This week, a City Council committee is reviewing Baltimore’s landmark Trap-Neuter-Return (TNR) program for community cats, sometimes called feral cats. These discussions offer the opportunity to review the success of Baltimore’s 10-year-old TNR program, which has served as a model for the nation.
TNR is a program in which community cats are trapped, spayed or neutered, vaccinated, eartipped (a universal sign to show they’ve been neutered and vaccinated), and returned to their outdoor homes. TNR is the only humane and effective approach for community cats. Studies have shown that TNR ends the cycle of breeding and stabilizes the population. Mating behaviors also cease, which makes life better for the cats and for the residents who live nearby.
As we have seen over the last decade, TNR is sound public policy. Fewer calls come in to animal control agencies, which leads to reduced shelter intake and far less killing. This also translates into considerable taxpayer savings. With TNR, we stop the endless, expensive cycle of impounding cats in shelters, where nearly 100 percent of community cats are killed because they are not adoptable. Animal control officers can instead focus on rescuing animals in need and finding adoptable animals a new home.

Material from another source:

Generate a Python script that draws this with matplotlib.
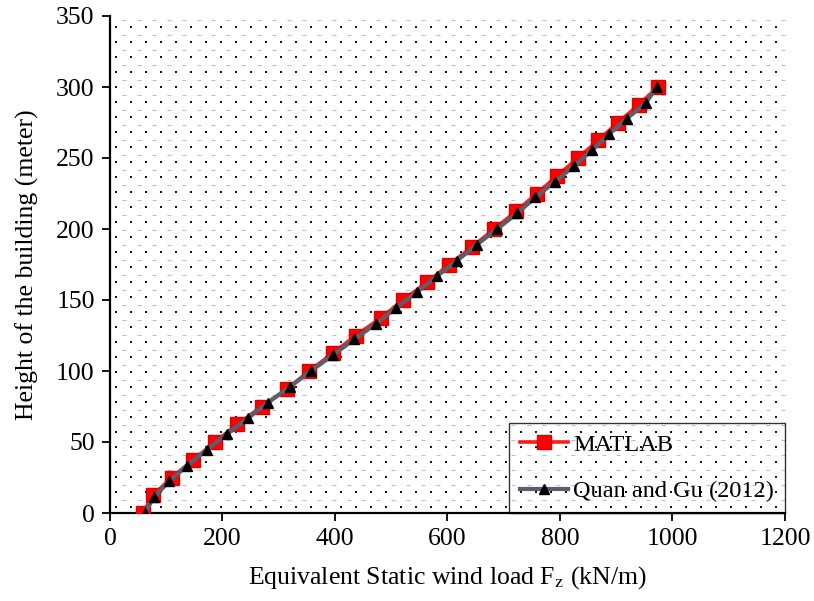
import numpy as np
import matplotlib
matplotlib.use("Agg")
import matplotlib.pyplot as plt

# ---- data ----
matlab_height = [0, 12.5, 25, 37.5, 50, 62.5, 75, 87.5, 100, 112.5, 125, 137.5, 150,
                 162.5, 175, 187.5, 200, 212.5, 225, 237.5, 250, 262.5, 275, 287.5, 300]
matlab_load = [59, 76, 110, 148, 187, 226, 270, 315, 354, 396, 437, 482, 521,
               564, 603, 644, 683, 722, 759, 795, 832, 868, 903, 940, 974]

quan_height = [0, 11.1, 22.2, 33.3, 44.4, 55.6, 66.7, 77.8, 88.9, 100, 111.1, 122.2,
               133.3, 144.4, 155.6, 166.7, 177.8, 188.9, 200, 211.1, 222.2, 233.3,
               244.4, 255.6, 266.7, 277.8, 288.9, 300]
quan_load = [62, 78, 105, 137, 172, 208, 245, 281, 320, 357, 396, 434, 473, 508,
             546, 581, 617, 652, 688, 724, 756, 791, 825, 857, 887, 919, 953, 972]

x_ticks = [0, 200, 400, 600, 800, 1000, 1200]
y_ticks = [0, 50, 100, 150, 200, 250, 300, 350]

plt.rcParams['font.family'] = ['Liberation Serif', 'DejaVu Serif']
plt.rcParams['mathtext.fontset'] = 'stix'

W, H = 814, 601
fig = plt.figure(figsize=(W / 100, H / 100), dpi=100)
l, r, b, t = 110, 785, 513, 16
ax = fig.add_axes([l / W, 1 - b / H, (r - l) / W, (b - t) / H])

# dotted background pattern (decoration)
aw, ah = r - l, b - t
px = np.arange(6, aw, 15.0)
py = np.arange(6, ah, 15.0)
gx, gy = np.meshgrid(px, py)
ax.scatter(gx.ravel() / aw, gy.ravel() / ah, transform=ax.transAxes, marker='s',
           s=2.2, color='#101828', linewidths=0, zorder=0)
gx2, gy2 = np.meshgrid(px + 7.5, py + 7.5)
keep = (gx2 < aw) & (gy2 < ah)
ax.scatter(gx2[keep] / aw, gy2[keep] / ah, transform=ax.transAxes, marker='_',
           s=7, color='#b4bede', linewidths=0.8, zorder=0)

ax.plot(matlab_load, matlab_height, color='#ff1a1a', lw=2.6, marker='s',
        markersize=10, markerfacecolor='#ff0000', markeredgecolor='#e00000',
        label='MATLAB', zorder=3)
ax.plot(quan_load, quan_height, color='#5b5f6c', lw=3.0, marker='^',
        markersize=7.5, markerfacecolor='black', markeredgecolor='black',
        label='Quan and Gu (2012)', zorder=4)

ax.set_xlim(0, 1200)
ax.set_ylim(0, 350)
ax.set_xticks(x_ticks)
ax.set_yticks(y_ticks)
ax.tick_params(direction='out', length=6, width=1.3, labelsize=18.5, colors='black', pad=5)
for s in ['top', 'right']:
    ax.spines[s].set_visible(False)
for s in ['left', 'bottom']:
    ax.spines[s].set_linewidth(1.6)

ax.set_xlabel(r'Equivalent Static wind load F$_\mathrm{z}$ (kN/m)', fontsize=18.5, labelpad=10)
ax.set_ylabel('Height of the building (meter)', fontsize=18.5, labelpad=12)

leg = ax.legend(loc='lower right', fontsize=17.5, frameon=True, fancybox=False,
                borderaxespad=0, handlelength=2.0, labelspacing=1.0,
                borderpad=0.45, handletextpad=0.2)
leg.get_frame().set_edgecolor('black')
leg.get_frame().set_linewidth(1.0)
leg.get_frame().set_facecolor('none')

fig.savefig('out.png', dpi=100)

Increasingly, animal control officials in municipalities around the nation are abandoning the outdated approach of rounding up and killing cats. According to a Harris Interactive poll, more than 80 percent of Americans believe that it is more humane to leave a healthy cat outside, where she can thrive, rather than have her caught and be killed.
Thousands of people in towns and cities across America conduct TNR and stand by its success. Similarly, Baltimore is one of more than 650 communities that has adopted official TNR policies and ordinances, improving the lives of city residents and community cats.
I applaud the city, Mayor Catherine Pugh, and the Baltimore Animal Rescue and Care Shelter for supporting this nationally recognized and respected program. I look forward to another 10 years of Baltimore officials leading the way with this smart, visionary animal control policy.